One of the prospects any program would like to add is Marvin Wilson, the No. 1 defensive tackle in the country. Wilson is still open to the Texas schools, but acknowledged that he isn't sure any would be locks to make his hypothetical future top five. He says LSU, Alabama and Florida State would. Wilson only spoke of the in-state schools when prompted, which he often was Sunday, since there were many Texas and A&M reporters at the event. When I asked him open-ended questions, his attention was focused on out-of-state schools.

But the Bellaire Episcopal star does have a great relationship with Texas coaches Strong and Vance Bedford, he told me. He's simply in wait-and-see mode.

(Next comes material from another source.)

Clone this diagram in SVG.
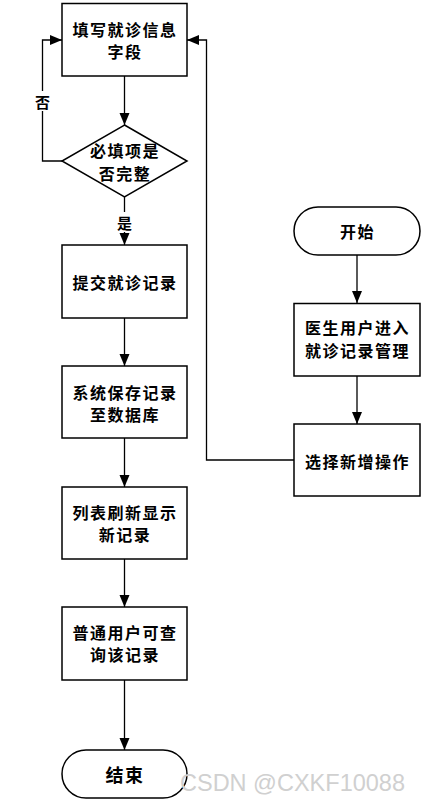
<svg xmlns="http://www.w3.org/2000/svg" width="423" height="802" viewBox="0 0 423 802">
<defs>
<marker id="arr" markerUnits="userSpaceOnUse" markerWidth="12" markerHeight="12" viewBox="0 0 12 10" refX="12" refY="5" orient="auto">
<path d="M0,0 L12,5 L0,10 z" fill="#000"/>
</marker>
<style>
.n{fill:#fff;stroke:#000;stroke-width:1.5}
.t{font-family:"Noto Sans CJK SC","Noto Sans CJK JP",sans-serif;font-weight:bold;font-size:16px;letter-spacing:1.5px;text-anchor:middle;dominant-baseline:central;fill:#000}
.c{fill:none;stroke:#000;stroke-width:1.3;marker-end:url(#arr)}
.lb{font-family:"Noto Sans CJK SC",sans-serif;font-weight:bold;font-size:15px;text-anchor:middle;dominant-baseline:central;fill:#000}
</style>
</defs>
<rect width="423" height="802" fill="#fff"/>
<g id="connectors">
<path class="c" d="M124.5,76 V125"/>
<path class="c" d="M124.5,197 V245"/>
<path class="c" d="M62,161 H42.5 V40 H62"/>
<path class="c" d="M124.5,318 V366"/>
<path class="c" d="M124.5,438 V487"/>
<path class="c" d="M124.5,559 V607"/>
<path class="c" d="M124.5,680 V750"/>
<path class="c" d="M357,255 V303"/>
<path class="c" d="M357,376 V424"/>
<path class="c" d="M294,460 H206.5 V40 H187"/>
<rect x="35" y="91" width="16" height="20" fill="#fff"/>
<text class="lb" x="42.5" y="101">否</text>
<rect x="116" y="212" width="17" height="20" fill="#fff"/>
<text class="lb" x="124.5" y="222">是</text>
</g>
<g id="fill-info">
<rect class="n" x="62" y="3.5" width="125" height="72.5"/>
<text class="t" x="125" y="29">填写就诊信息</text>
<text class="t" x="125" y="51">字段</text>
</g>
<g id="check">
<polygon class="n" points="124.5,125 187,161 124.5,197 62,161"/>
<text class="t" x="125" y="150">必填项是</text>
<text class="t" x="125" y="173">否完整</text>
</g>
<g id="submit">
<rect class="n" x="62" y="245" width="125" height="73"/>
<text class="t" x="125" y="282">提交就诊记录</text>
</g>
<g id="save">
<rect class="n" x="62" y="366" width="125" height="72"/>
<text class="t" x="125" y="391.5">系统保存记录</text>
<text class="t" x="125" y="413.5">至数据库</text>
</g>
<g id="refresh">
<rect class="n" x="62" y="487" width="125" height="72"/>
<text class="t" x="125" y="512">列表刷新显示</text>
<text class="t" x="125" y="534">新记录</text>
</g>
<g id="query">
<rect class="n" x="62" y="607" width="125" height="73"/>
<text class="t" x="125" y="632">普通用户可查</text>
<text class="t" x="125" y="654">询该记录</text>
</g>
<g id="end">
<rect class="n" x="62" y="750" width="125" height="48" rx="24"/>
<text class="t" x="125" y="774" style="font-size:18px">结束</text>
</g>
<g id="start">
<rect class="n" x="294" y="207" width="126" height="48" rx="24"/>
<text class="t" x="357.5" y="231">开始</text>
</g>
<g id="enter">
<rect class="n" x="294" y="303.5" width="126" height="72.5"/>
<text class="t" x="357.5" y="327">医生用户进入</text>
<text class="t" x="357.5" y="350">就诊记录管理</text>
</g>
<g id="add">
<rect class="n" x="294" y="424" width="126" height="72"/>
<text class="t" x="357.5" y="461">选择新增操作</text>
</g>
<text x="180" y="791" textLength="225" lengthAdjust="spacingAndGlyphs" style="font-family:'Liberation Sans',sans-serif;font-size:24px;fill:#d0d0d0">CSDN @CXKF10088</text>
</svg>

"It's coaching stability and seeing how the season goes [with the Texas schools]," Wilson said. "I'll wait to see what they do this season to see what impact that will have on my recruiting."

I asked Wilson's teammate, four-star tackle Walker Little, if he was also waiting.

"Definitely," Little said. "Some in-state schools have had down years lately. There are some schools I want to see how their years and coaching staffs turn out," referencing the Longhorns and Aggies.

Recruits I spoke with think Texas is in a better place than A&M and prefer Strong over Sumlin

Deontay Anderson, a 2016 four-star Ole Miss signee from Manvel (Texas), is a good example of how much recruits in Texas genuinely like Strong, even if the on-field failures and future uncertainty keeps them from picking the Longhorns. I didn't have any player tell me glowing things about Sumlin.

"I cried when I called and told Charlie Strong that I was going to Ole Miss," Anderson said. "I still think Strong is going to do well."

Anderson believes A&M is in greater need of a strong on-field season to bounce back in recruiting than Texas, due to the negative perception of the Aggies' program among some recruits after some high-profile quarterback transfers.

"When you saw Kyle Allen and Kyler Murray leave ... something's not going right up there (at A&M)."

He wasn't alone in bringing up the QB transfers.

Four-star offensive tackle Austin Deculus, of Cypress Cy-Fair, echoed those thoughts.

"The quarterbacks leaving shows something is wrong with the program," he said.

Texas A&M recruiting reporters and analysts told me that the transfers have done major damage to the Aggies' reputation with recruits. It's become major negative recruiting fodder.

Elite linebacker has enough faith in Texas to name Longhorns No. 1

Not all elite recruits are in wait-and-see mode.

The top linebacker recruit nationally, Dylan Moses, a Baton Rouge native who is now at Bradenton (Fla.)'s IMG Academy, named the Longhorns his No. 1 school and is confident Texas will do big things under Strong after visiting with him.

"I think they're going in the right direction," Moses said of the Longhorns, citing his relationship with Strong and linebackers coach Brian Jean-Mary.

Making recruiting predictions on Texas kids right now is almost impossible

It's safe to say that the Lone Star State has not seen a landscape like this in a while. The range of possible outcomes on National Signing Day 2017 is so wide.

But remember this: Geography is a much bigger factor in recruiting than most fans want to admit, and family is a major reason. Parents generally want their kids to stay closer to home, and if Strong or Sumlin gives them reasons to believe, the smart money will be on some of the state's top stars staying home.

LSU four-star athlete commitment Patrick Queen, of Livonia (La.), tries to recruit top Texas players to LSU, but thinks the landscape could change if the Longhorns or Aggies have a big year. Previous success may have even changed things with his own recruitment.

"If Texas had done better, I would have probably have taken [the recruiting process] slower, but they didn't, and I got the offer I wanted (from LSU) and jumped on."

As four-star Ohio State running back commitment J.K. Dobbins of LaGrange said, "If they have a big year, it will change a lot for everyone around here."